Personal Perspectives

When I think of death, it is simply just a thought. When I try to imagine what it is like to be dead coupled with the fact that means one day I will cease to exist, I feel a pit develop in my stomach like I am going to pass out. It cosumes me with fear of the unknown and my breath quickens as my body cannot comprehend the thoughts of that experience. The anxiety that results is one that can disappear quickly with a distraction away from those thoughts.

Other anxieties that I harbor don’t leave as readily, and I often must focus on my breath or close my eyes to eliminate the closing in of my surroundings. This form of concentration on myself is something I have incorporated as fundamental to my existence, while the anxiety that comes with facing the fear of my death has not. The contemplative practices we have done in class this quarter while discussing reactions to mortality have helped me understand how to combine these practices.
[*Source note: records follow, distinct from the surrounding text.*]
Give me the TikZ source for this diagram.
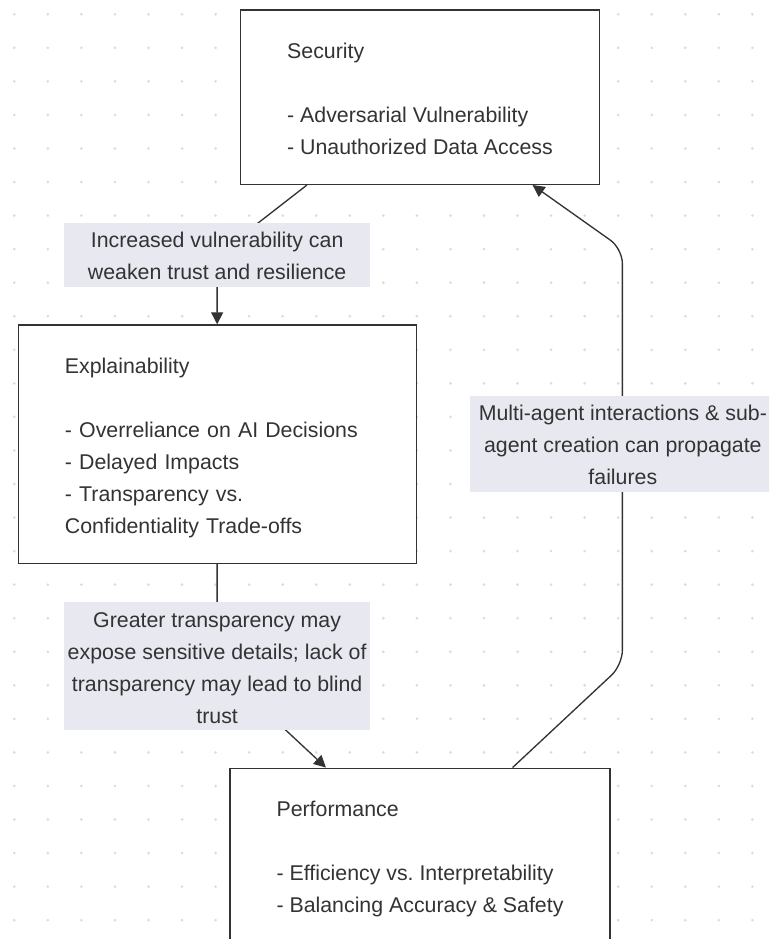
\documentclass[tikz,border=0pt]{standalone}
\usepackage{fontspec}
\setmainfont{Liberation Sans}
\usetikzlibrary{arrows.meta,calc}
\frenchspacing
\definecolor{ink}{HTML}{333333}
\definecolor{edgebg}{HTML}{E8E8F1}
\definecolor{griddot}{HTML}{DCDCDC}
\pgfdeclarelayer{dotlayer}
\pgfdeclarelayer{edgelayer}
\pgfsetlayers{dotlayer,edgelayer,main}
% first-line strut, a little taller so the block sits slightly lower
\newcommand{\firstline}{\rule{0pt}{20.6pt}}
% label struts: same total height as plain struts, text moved down a touch
\newcommand{\tagtop}{\rule{0pt}{18.7pt}}
\newcommand{\tagbot}{\rule[-5.3pt]{0pt}{0pt}}
\tikzset{
  txt/.style={font=\fontsize{16pt}{24pt}\selectfont, text=ink},
  topic/.style={txt, draw=ink, line width=1.1pt, fill=white, inner sep=0pt, align=left},
  tag/.style={txt, fill=edgebg, inner sep=0pt, align=center, minimum width=229.3pt},
  conn/.style={draw=ink, line width=1pt, -{Triangle[length=9pt,width=9pt]}},
}
\begin{document}
\begin{tikzpicture}[x=0.75pt,y=-0.75pt]
\useasboundingbox (0,0) rectangle (769,939);
\clip (0,0) rectangle (769,939);

% dotted canvas
\begin{pgfonlayer}{dotlayer}
  \fill[white] (0,0) rectangle (769,939);
  \foreach \i in {0,...,22}
    \foreach \j in {0,...,27}
      \fill[griddot] (14.3+33.55*\i, 14.3+33.55*\j) circle (1.1pt);
\end{pgfonlayer}

% topic boxes
\node[topic, minimum width=268.95pt, minimum height=130.7pt] (sec) at (420,97.15)
  {\firstline Security\\\strut\\\strut - Adversarial Vulnerability\\\strut - Unauthorized Data Access};
\node[topic, text width=228.5pt, minimum width=298.5pt, minimum height=178.7pt] (expl) at (217.3,444.15)
  {\firstline Explainability\\\strut\\\strut - Overreliance on AI Decisions\\\strut - Delayed Impacts\\\strut - Transparency vs.\\\strut Confidentiality Trade-offs};
\node[topic, minimum width=285pt, minimum height=131.55pt] (perf) at (420,856)
  {\firstline Performance\\\strut\\\strut - Efficiency vs. Interpretability\\\strut - Balancing Accuracy \& Safety};

% edge labels
\node[tag, minimum height=48pt] (l1) at (217.15,254.8)
  {\tagtop Increased vulnerability can\\\tagbot weaken trust and resilience};
\node[tag, minimum height=96pt] (l2) at (217.15,666.15)
  {\tagtop Greater transparency may\\\strut expose sensitive details; lack of\\\strut transparency may lead to blind\\\tagbot trust};
\node[tag, minimum height=72pt] (l3) at (622.85,443.85)
  {\tagtop Multi-agent interactions \& sub-\\\strut agent creation can propagate\\\tagbot failures};

% connectors
\begin{pgfonlayer}{edgelayer}
  \draw[conn] ($(sec.south west)+(67,0)$) -- (l1.center) -- (l1.center |- expl.north);
  \draw[conn] (l2.center |- expl.south) -- (l2.center) -- ($(perf.north west)+(96.7,0)$);
  \draw[conn, rounded corners=11pt] ($(perf.north west)+(283.3,0)$)
    -- ($(l3.center)+(-0.5,221.2)$) -- ($(l3.center)+(-0.5,-195.2)$)
    -- ($(sec.south west)+(292.6,0)$);
\end{pgfonlayer}
\end{tikzpicture}
\end{document}
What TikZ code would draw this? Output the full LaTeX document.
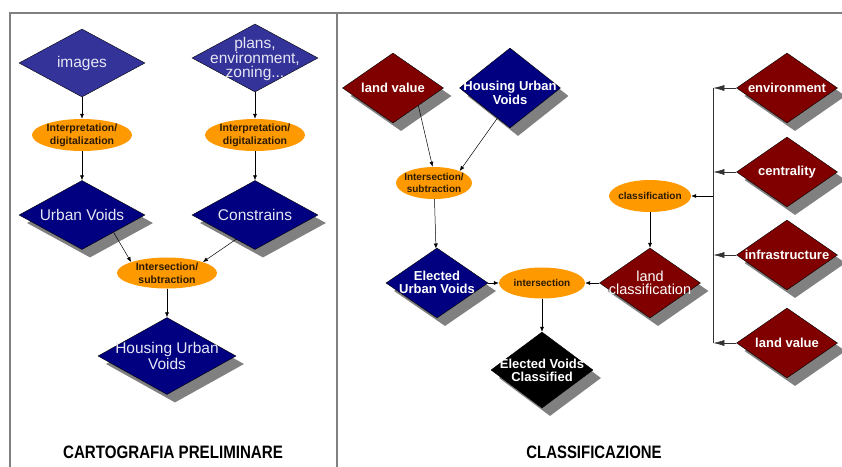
\documentclass[tikz,border=0pt]{standalone}
\usepackage{fontspec}
\setmainfont{Liberation Sans}
\usepackage{graphicx}
\usetikzlibrary{arrows.meta,positioning,shapes.geometric,shadows,calc}
\definecolor{LightBlue}{HTML}{333399}
\definecolor{Navy}{HTML}{000080}
\definecolor{Maroon}{HTML}{800000}
\definecolor{Amber}{HTML}{FF9900}
\definecolor{Shade}{HTML}{808080}
\definecolor{Frame}{HTML}{808080}
\definecolor{PaleText}{HTML}{E6E6F5}
\definecolor{Dark}{HTML}{2B1A00}

\begin{document}
\begin{tikzpicture}[
  x=1pt,y=1pt,on grid,
  dia/.style={diamond,draw=black,line width=0.4pt,inner sep=0pt,minimum width=101pt,minimum height=70pt},
  dropsh/.style={drop shadow={shadow xshift=8pt,shadow yshift=-8pt,fill=Shade,opacity=1}},
  lightd/.style={dia,fill=LightBlue,minimum width=126pt,minimum height=68pt},
  navyl/.style={dia,dropsh,fill=Navy,minimum width=126pt,minimum height=69pt},
  navyr/.style={dia,dropsh,fill=Navy},
  maroond/.style={dia,dropsh,fill=Maroon},
  blackd/.style={dia,dropsh,fill=black,minimum width=102pt,minimum height=76pt},
  oval/.style={ellipse,fill=Amber,inner sep=0pt,minimum width=100pt,minimum height=32pt},
  reg/.style={text=PaleText,align=center,font=\fontsize{15.5}{15.5}\selectfont},
  btxt/.style={text=white,align=center,font=\bfseries\fontsize{13}{13.3}\selectfont},
  otxt/.style={text=Dark,align=center,font=\bfseries\fontsize{10.5}{13}\selectfont},
  otxts/.style={text=Dark,align=center,font=\bfseries\fontsize{10}{11.7}\selectfont},
  arrow/.style={-{Latex[length=5pt,width=4pt]},line width=0.5pt,draw=black},
  busarrow/.style={-{Latex[length=11pt,width=6pt]},line width=0.6pt,draw=black!80},
  frame/.style={draw=Frame,line width=1.6pt},
  title/.style={font=\bfseries\fontsize{18}{18}\selectfont}
]
\useasboundingbox (0,0) rectangle (842,-466);
\draw[frame] (10,-13) rectangle (337,-480);
\draw[frame] (337,-13) rectangle (850,-480);

% cartografia preliminare
\node[lightd,label={[reg]center:images}] (img) at (82,-63) {};
\node[lightd,label={[reg,font=\fontsize{15.5}{14.5}\selectfont,yshift=-1pt]center:{plans,\\environment,\\zoning...}},right=173pt of img,yshift=5pt] (plans) {};
\node[oval,label={[otxt]center:{Interpretation/\\digitalization}},below=72pt of img] (interp1) {};
\node[oval,label={[otxt]center:{Interpretation/\\digitalization}},below=77pt of plans] (interp2) {};
\node[navyl,label={[reg]center:Urban Voids},below=80pt of interp1] (uv) {};
\node[navyl,label={[reg]center:Constrains},below=80pt of interp2] (cons) {};
\node[oval,minimum height=31pt,label={[otxt]center:{Intersection/\\subtraction}},below right=58pt and 85pt of uv] (inter1) {};
\node[navyl,minimum width=138pt,minimum height=77pt,label={[reg,font=\fontsize{15.5}{16.5}\selectfont]center:{Housing Urban\\Voids}},below=83pt of inter1] (huv) {};
\node[title] (t1) at (173,-452) {\scalebox{0.84}[1]{CARTOGRAFIA PRELIMINARE}};

\draw[arrow] (img) -- (interp1);
\draw[arrow] (interp1) -- (uv);
\draw[arrow] (plans) -- (interp2);
\draw[arrow] (interp2) -- (cons);
\draw[arrow] ($(uv.south)!0.5!(uv.east)$) -- (inter1.163);
\draw[arrow] ($(cons.south)!0.3!(cons.west)$) -- (inter1.17);
\draw[arrow] (inter1) -- (huv);

% classificazione
\node[maroond,label={[btxt]center:land value}] (lv) at (393,-88) {};
\node[navyr,minimum height=80pt,label={[btxt,yshift=-5pt]center:{Housing Urban\\Voids}},right=117pt of lv] (huv2) {};
\node[oval,minimum width=76pt,label={[otxts]center:{Intersection/\\subtraction}},below right=95pt and 41pt of lv] (inter2) {};
\node[navyr,minimum width=102pt,label={[btxt,yshift=1pt]center:{Elected\\Urban Voids}},below=100pt of inter2,xshift=3pt] (euv) {};
\node[oval,minimum width=86pt,minimum height=31pt,label={[otxts]center:intersection},right=105pt of euv] (isec) {};
\node[blackd,label={[btxt]center:{Elected Voids\\Classified}},below=87pt of isec] (evc) {};
\node[maroond,label={[reg,text=white,font=\fontsize{14.5}{13.3}\selectfont]center:{land\\classification}},right=108pt of isec] (lcl) {};
\node[oval,minimum width=82pt,label={[otxts]center:classification},above=87pt of lcl] (cls) {};
\node[maroond,label={[btxt]center:environment}] (env) at (787,-88) {};
\node[maroond,label={[btxt]center:centrality},below=84pt of env] (cen) {};
\node[maroond,label={[btxt]center:infrastructure},below=83pt of cen] (inf) {};
\node[maroond,label={[btxt]center:land value},below=88pt of inf] (lv2) {};
\coordinate (bustop) at ($(env.west)+(-23pt,0)$);
\coordinate (busbot) at (bustop |- lv2);
\node[title] (t2) at (594,-452) {\scalebox{0.83}[1]{CLASSIFICAZIONE}};

\draw[arrow] ($(lv.south)!0.5!(lv.east)$) -- (inter2.95);
\draw[arrow] ($(huv2.south)!0.25!(huv2.west)$) -- (inter2.25);
\draw[arrow] (inter2) -- (euv);
\draw[arrow] (euv) -- (isec);
\draw[arrow] (lcl) -- (isec);
\draw[arrow] (isec) -- (evc);
\draw[arrow] (cls) -- (lcl);
\draw[line width=0.6pt,draw=black!80] (bustop) -- (busbot);
\foreach \n in {env,cen,inf,lv2}
  \draw[busarrow] (\n) -- (\n -| bustop);
\draw[arrow] (cls -| bustop) -- (cls);
\end{tikzpicture}
\end{document}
The Double Secret is a surrealist painting done by Rene Magritte that is said to represent the confrontation of what lays beyond the human figure, including thoughts of death.

Contemplative practices forced me to shut out the distractions of the room and people around me and focus on the concepts of the course materials as we guided our breaths and tuned into the feelings of our bodies in the context of Terror Management Theory and death anxiety. I was more readily able to work through what had previously been feelings of dread when confronting death and move across perspectives.

The movement I prefer is within my own thoughts in mind through the stillness of my body in order to isolate my thoughts. When we engaged in a contemplative practice of moving within spaces that were shared with others, I found myself slipping into thoughts outside of the ones I was trying to center–invoking anxiety rather than escaping it. 

There is value within perspectives, especially in hearing and experiencing it with others. However, I believe that the contemplative practices allowed me to gain perspective within myself and confront ideas and feelings I would otherwise push down. The chaos of our world can distract us from our finitude but understanding that it will come and facing it has made me all the more ready for it.